A aliança na mão esquerda é de ouro branco, dourado e rosa. Mas a união estável de dez anos do cartorário Gerson Martins, 47 anos, com o analista de recursos humanos José Roberto Arns, 35, só foi reconhecida como casamento após muita luta e inúmeros documentos. "Recorremos a todas as medidas para garantir direitos de casais homossexuais que foram sendo aprovadas ao longo do tempo em que estamos juntos. É nossa forma de nos proteger e sermos reconhecidos perante a lei", explica Martins.
O casal, que vive no Jardim Santo André com a filha de Arns com a ex-esposa, será o primeiro formado por dois homens a conquistar o direito da conversão de união estável para casamento no Grande ABC. Em julho de 2011, o casamento entre duas mulheres foi aprovado em São Bernardo após o STF (Supremo Tribunal Federal) ter reconhecido a união homoafetiva como entidade familiar. Apesar disso, o pedido de Martins e Arns, feito em julho de 2011 no 1º Cartório de Registro Civil de Santo André, foi negado. Eles recorreram ao STF, que neste mês ordenou o prosseguimento dos trâmites legais.
Como a aliança está na mão certa há quatro anos, para oficializar o casamento, só falta mesmo a certidão, que deve ficar pronta nos próximos dias. "Isso representa mudança importante no estado civil. Não preciso mais dizer que sou divorciado quando abro crediário, por exemplo, o que não é a realidade. Somos casados. É esse direito que queremos ter reconhecido", afirma Arns.
O COMEÇO
Antes de se encontrarem, Martins e Arns foram casados com mulheres, e tiveram dois filhos e uma filha, respectivamente. Os relacionamentos, porém, eram sustentados apenas porque queriam esconder sua condição da sociedade. "Rejeitava minha sexualidade, principalmente por fazer parte da comunidade evangélica. Achava que estava doente. Por isso, mantive o casamento por 11 anos, até o Beto aparecer na minha vida", relembra Martins.
Ambos moravam no Jardim Santo André quando se conheceram, no terminal de ônibus da Vila Luzita. Arns lembra que esse era o caminho diário para ir ao trabalho. "Entre os encontros casuais no ônibus até trocarmos telefones, como amigos, foram mais de seis meses."
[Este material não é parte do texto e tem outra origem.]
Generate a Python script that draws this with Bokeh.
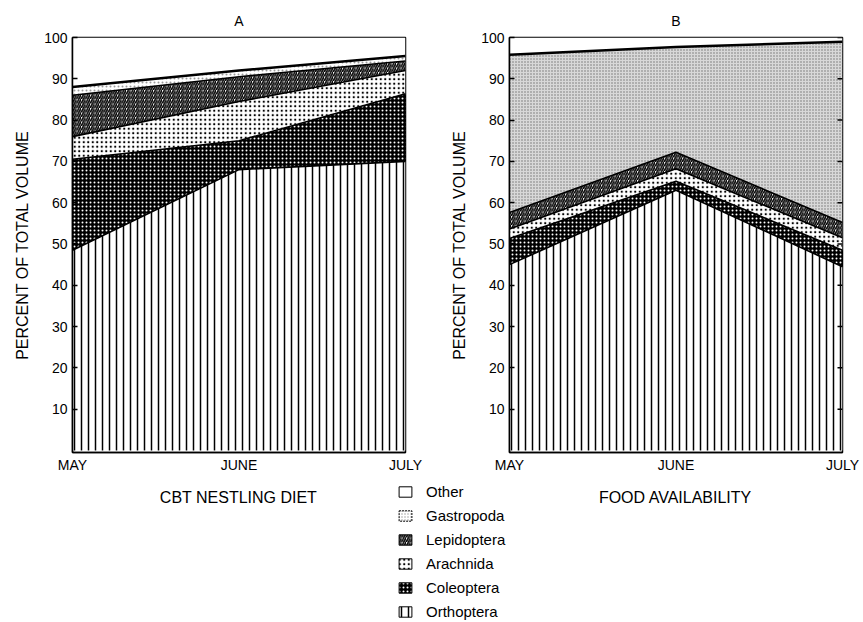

Para decidirem sair pela primeira vez, então, foi quase um ano, conforme Martins. Combinaram de ir a um desfile cívico com os filhos, mas o teto da lavanderia de Martins veio abaixo naquele dia por causa da chuva, e acabou adiando o plano dos então amigos. "Tinha medo de dizer o que sentia e ser rejeitado. Mas quando disse para o Gerson que meu casamento estava acabado, então tivemos coragem de colocar para fora os nossos sentimentos e assumir de vez quem éramos."
A FAMÍLIA
Martins e Arns achavam que suas famílias não aceitariam o relacionamento. No caso de Martins, isso não aconteceu. "Meu pai, que é do interior e poderia ter encarado de forma ruim pela criação, adotou o Beto como filho." A família de Arns não foi tão tranquila. "Meu pai finge que não vê. Prefere não falar sobre isso."
Os filhos de ambos não fizeram oposição. "Quando há sinceridade e sentimento, há compreensão", opina Martins. O casal teve de se afastar das igrejas evangélicas que frequentava, mas mantêm a fé. "Só assim foi possível ter esperança de que o processo fosse aprovado", acrescenta.
Agora, fazem planos para o futuro: querem mudar para um apartamento perto do Centro e, assim que sair a certidão, comemorar o novo sobrenome num almoço com os padrinhos. A rotina segue. Mas com o documento na mão, eles finalmente poderão ser reconhecidos como a família Martins Arns perante a lei.